## SET TASK:
Output the material word for word. Leave each picture out.

-- START --

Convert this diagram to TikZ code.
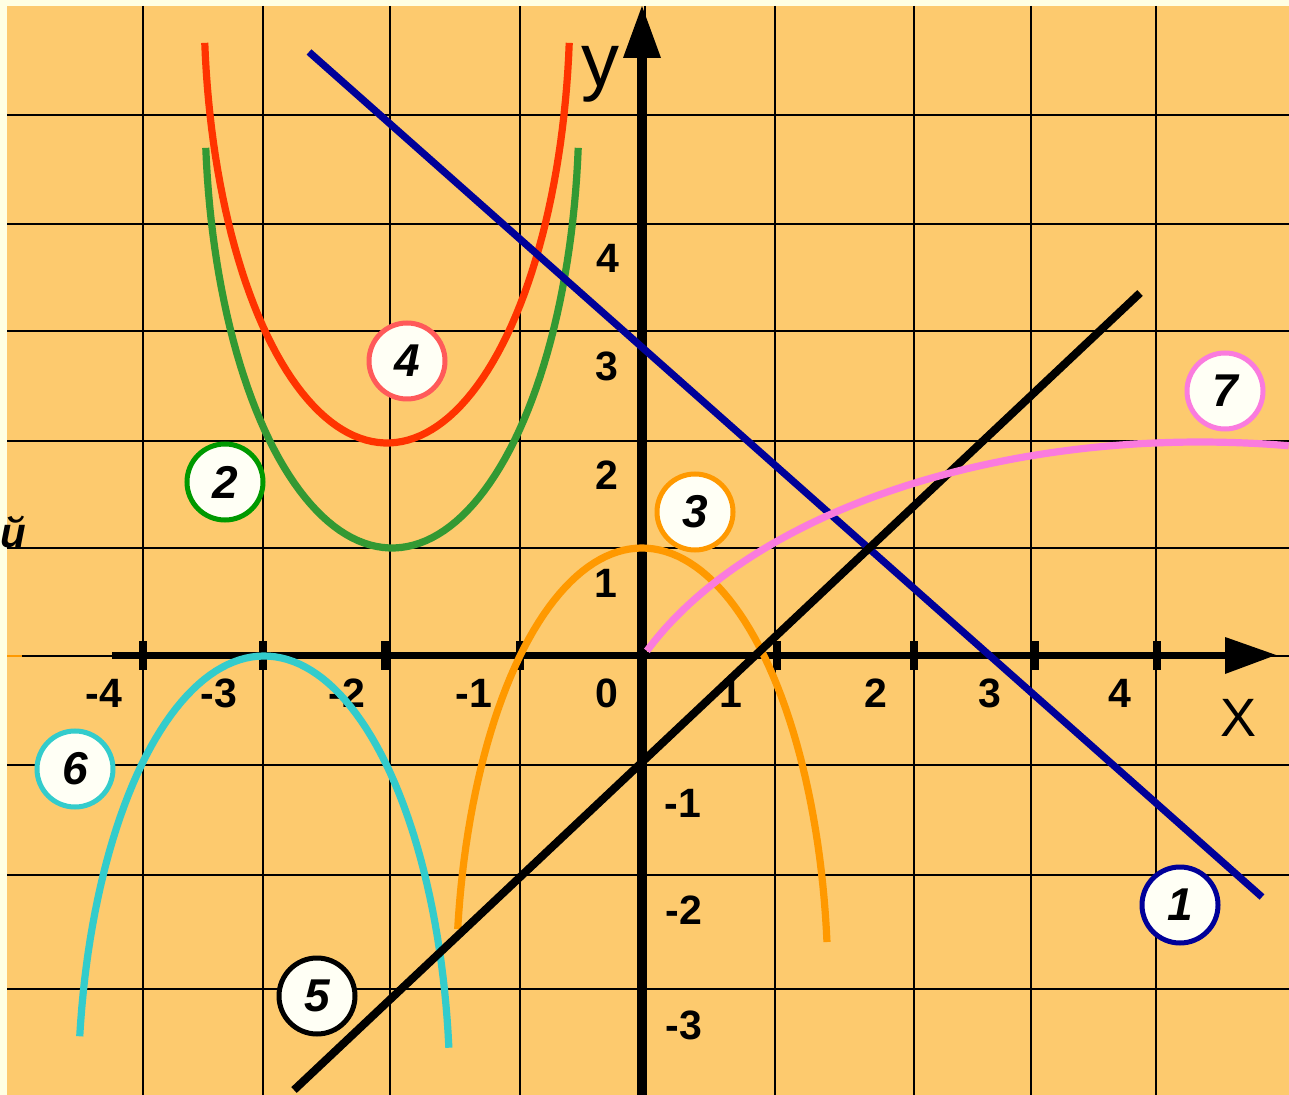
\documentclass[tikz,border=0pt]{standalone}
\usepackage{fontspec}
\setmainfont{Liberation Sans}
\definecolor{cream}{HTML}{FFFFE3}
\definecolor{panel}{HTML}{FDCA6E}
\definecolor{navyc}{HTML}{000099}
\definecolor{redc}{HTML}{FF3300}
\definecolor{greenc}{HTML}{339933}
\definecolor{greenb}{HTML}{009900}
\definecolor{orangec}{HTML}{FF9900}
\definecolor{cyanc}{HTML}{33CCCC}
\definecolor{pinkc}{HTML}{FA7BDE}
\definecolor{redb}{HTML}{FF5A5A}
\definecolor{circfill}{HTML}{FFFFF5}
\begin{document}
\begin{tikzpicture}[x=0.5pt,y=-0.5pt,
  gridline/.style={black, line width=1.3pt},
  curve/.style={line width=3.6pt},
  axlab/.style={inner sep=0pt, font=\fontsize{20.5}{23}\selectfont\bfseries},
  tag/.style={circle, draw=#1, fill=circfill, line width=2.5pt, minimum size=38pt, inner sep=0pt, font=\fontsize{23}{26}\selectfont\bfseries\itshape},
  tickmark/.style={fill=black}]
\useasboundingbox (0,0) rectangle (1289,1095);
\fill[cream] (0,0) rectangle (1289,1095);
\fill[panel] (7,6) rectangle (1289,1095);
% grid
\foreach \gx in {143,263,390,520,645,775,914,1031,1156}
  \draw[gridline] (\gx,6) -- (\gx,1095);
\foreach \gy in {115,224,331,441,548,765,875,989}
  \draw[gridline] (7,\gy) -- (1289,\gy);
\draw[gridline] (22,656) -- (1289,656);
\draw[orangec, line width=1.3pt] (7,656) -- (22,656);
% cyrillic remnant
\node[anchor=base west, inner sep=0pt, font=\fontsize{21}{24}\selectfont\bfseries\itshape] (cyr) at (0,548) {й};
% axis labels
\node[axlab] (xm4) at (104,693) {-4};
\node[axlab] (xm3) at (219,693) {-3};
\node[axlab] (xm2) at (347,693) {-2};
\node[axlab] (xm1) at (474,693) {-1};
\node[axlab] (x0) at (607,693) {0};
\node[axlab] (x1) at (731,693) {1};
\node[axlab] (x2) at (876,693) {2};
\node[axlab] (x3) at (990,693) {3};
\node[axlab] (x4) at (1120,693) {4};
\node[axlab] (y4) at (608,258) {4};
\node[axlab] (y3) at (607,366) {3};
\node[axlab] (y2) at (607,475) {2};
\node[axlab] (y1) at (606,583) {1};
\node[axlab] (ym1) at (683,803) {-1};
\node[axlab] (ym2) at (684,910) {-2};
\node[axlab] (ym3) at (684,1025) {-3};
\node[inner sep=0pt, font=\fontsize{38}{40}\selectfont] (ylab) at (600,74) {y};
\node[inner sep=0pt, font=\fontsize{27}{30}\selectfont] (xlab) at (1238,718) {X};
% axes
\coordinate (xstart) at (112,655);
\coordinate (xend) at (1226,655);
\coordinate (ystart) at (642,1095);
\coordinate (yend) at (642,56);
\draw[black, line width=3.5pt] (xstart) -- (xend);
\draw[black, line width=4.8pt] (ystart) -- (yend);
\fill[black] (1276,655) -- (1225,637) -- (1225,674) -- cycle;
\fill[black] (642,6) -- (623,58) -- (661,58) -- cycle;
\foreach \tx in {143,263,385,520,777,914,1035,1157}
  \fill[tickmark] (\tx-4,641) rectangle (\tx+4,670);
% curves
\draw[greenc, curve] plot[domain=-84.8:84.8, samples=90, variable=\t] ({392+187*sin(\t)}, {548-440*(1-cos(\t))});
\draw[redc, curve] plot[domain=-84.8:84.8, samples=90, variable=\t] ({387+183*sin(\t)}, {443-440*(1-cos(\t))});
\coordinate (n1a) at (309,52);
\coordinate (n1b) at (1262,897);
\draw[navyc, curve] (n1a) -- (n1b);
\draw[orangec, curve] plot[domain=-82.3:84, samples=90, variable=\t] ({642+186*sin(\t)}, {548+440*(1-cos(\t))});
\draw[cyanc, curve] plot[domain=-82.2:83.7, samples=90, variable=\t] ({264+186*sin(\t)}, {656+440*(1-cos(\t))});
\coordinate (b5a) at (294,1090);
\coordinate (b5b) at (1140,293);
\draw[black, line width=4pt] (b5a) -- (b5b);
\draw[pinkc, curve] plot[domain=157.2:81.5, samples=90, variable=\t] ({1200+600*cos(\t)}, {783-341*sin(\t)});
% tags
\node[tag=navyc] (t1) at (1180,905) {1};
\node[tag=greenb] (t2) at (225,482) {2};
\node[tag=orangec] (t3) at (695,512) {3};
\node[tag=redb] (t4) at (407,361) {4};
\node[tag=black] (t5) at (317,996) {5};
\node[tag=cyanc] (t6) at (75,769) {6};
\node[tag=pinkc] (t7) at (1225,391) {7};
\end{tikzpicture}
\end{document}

-- END --

## WORKED ANSWER:
Convert this diagram to TikZ code.
\documentclass[tikz,border=0pt]{standalone}
\usepackage{fontspec}
\setmainfont{Liberation Sans}
\definecolor{cream}{HTML}{FFFFE3}
\definecolor{panel}{HTML}{FDCA6E}
\definecolor{navyc}{HTML}{000099}
\definecolor{redc}{HTML}{FF3300}
\definecolor{greenc}{HTML}{339933}
\definecolor{greenb}{HTML}{009900}
\definecolor{orangec}{HTML}{FF9900}
\definecolor{cyanc}{HTML}{33CCCC}
\definecolor{pinkc}{HTML}{FA7BDE}
\definecolor{redb}{HTML}{FF5A5A}
\definecolor{circfill}{HTML}{FFFFF5}
\begin{document}
\begin{tikzpicture}[x=0.5pt,y=-0.5pt,
  gridline/.style={black, line width=1.3pt},
  curve/.style={line width=3.6pt},
  axlab/.style={inner sep=0pt, font=\fontsize{20.5}{23}\selectfont\bfseries},
  tag/.style={circle, draw=#1, fill=circfill, line width=2.5pt, minimum size=38pt, inner sep=0pt, font=\fontsize{23}{26}\selectfont\bfseries\itshape},
  tickmark/.style={fill=black}]
\useasboundingbox (0,0) rectangle (1289,1095);
\fill[cream] (0,0) rectangle (1289,1095);
\fill[panel] (7,6) rectangle (1289,1095);
% grid
\foreach \gx in {143,263,390,520,645,775,914,1031,1156}
  \draw[gridline] (\gx,6) -- (\gx,1095);
\foreach \gy in {115,224,331,441,548,765,875,989}
  \draw[gridline] (7,\gy) -- (1289,\gy);
\draw[gridline] (22,656) -- (1289,656);
\draw[orangec, line width=1.3pt] (7,656) -- (22,656);
% cyrillic remnant
\node[anchor=base west, inner sep=0pt, font=\fontsize{21}{24}\selectfont\bfseries\itshape] (cyr) at (0,548) {й};
% axis labels
\node[axlab] (xm4) at (104,693) {-4};
\node[axlab] (xm3) at (219,693) {-3};
\node[axlab] (xm2) at (347,693) {-2};
\node[axlab] (xm1) at (474,693) {-1};
\node[axlab] (x0) at (607,693) {0};
\node[axlab] (x1) at (731,693) {1};
\node[axlab] (x2) at (876,693) {2};
\node[axlab] (x3) at (990,693) {3};
\node[axlab] (x4) at (1120,693) {4};
\node[axlab] (y4) at (608,258) {4};
\node[axlab] (y3) at (607,366) {3};
\node[axlab] (y2) at (607,475) {2};
\node[axlab] (y1) at (606,583) {1};
\node[axlab] (ym1) at (683,803) {-1};
\node[axlab] (ym2) at (684,910) {-2};
\node[axlab] (ym3) at (684,1025) {-3};
\node[inner sep=0pt, font=\fontsize{38}{40}\selectfont] (ylab) at (600,74) {y};
\node[inner sep=0pt, font=\fontsize{27}{30}\selectfont] (xlab) at (1238,718) {X};
% axes
\coordinate (xstart) at (112,655);
\coordinate (xend) at (1226,655);
\coordinate (ystart) at (642,1095);
\coordinate (yend) at (642,56);
\draw[black, line width=3.5pt] (xstart) -- (xend);
\draw[black, line width=4.8pt] (ystart) -- (yend);
\fill[black] (1276,655) -- (1225,637) -- (1225,674) -- cycle;
\fill[black] (642,6) -- (623,58) -- (661,58) -- cycle;
\foreach \tx in {143,263,385,520,777,914,1035,1157}
  \fill[tickmark] (\tx-4,641) rectangle (\tx+4,670);
% curves
\draw[greenc, curve] plot[domain=-84.8:84.8, samples=90, variable=\t] ({392+187*sin(\t)}, {548-440*(1-cos(\t))});
\draw[redc, curve] plot[domain=-84.8:84.8, samples=90, variable=\t] ({387+183*sin(\t)}, {443-440*(1-cos(\t))});
\coordinate (n1a) at (309,52);
\coordinate (n1b) at (1262,897);
\draw[navyc, curve] (n1a) -- (n1b);
\draw[orangec, curve] plot[domain=-82.3:84, samples=90, variable=\t] ({642+186*sin(\t)}, {548+440*(1-cos(\t))});
\draw[cyanc, curve] plot[domain=-82.2:83.7, samples=90, variable=\t] ({264+186*sin(\t)}, {656+440*(1-cos(\t))});
\coordinate (b5a) at (294,1090);
\coordinate (b5b) at (1140,293);
\draw[black, line width=4pt] (b5a) -- (b5b);
\draw[pinkc, curve] plot[domain=157.2:81.5, samples=90, variable=\t] ({1200+600*cos(\t)}, {783-341*sin(\t)});
% tags
\node[tag=navyc] (t1) at (1180,905) {1};
\node[tag=greenb] (t2) at (225,482) {2};
\node[tag=orangec] (t3) at (695,512) {3};
\node[tag=redb] (t4) at (407,361) {4};
\node[tag=black] (t5) at (317,996) {5};
\node[tag=cyanc] (t6) at (75,769) {6};
\node[tag=pinkc] (t7) at (1225,391) {7};
\end{tikzpicture}
\end{document}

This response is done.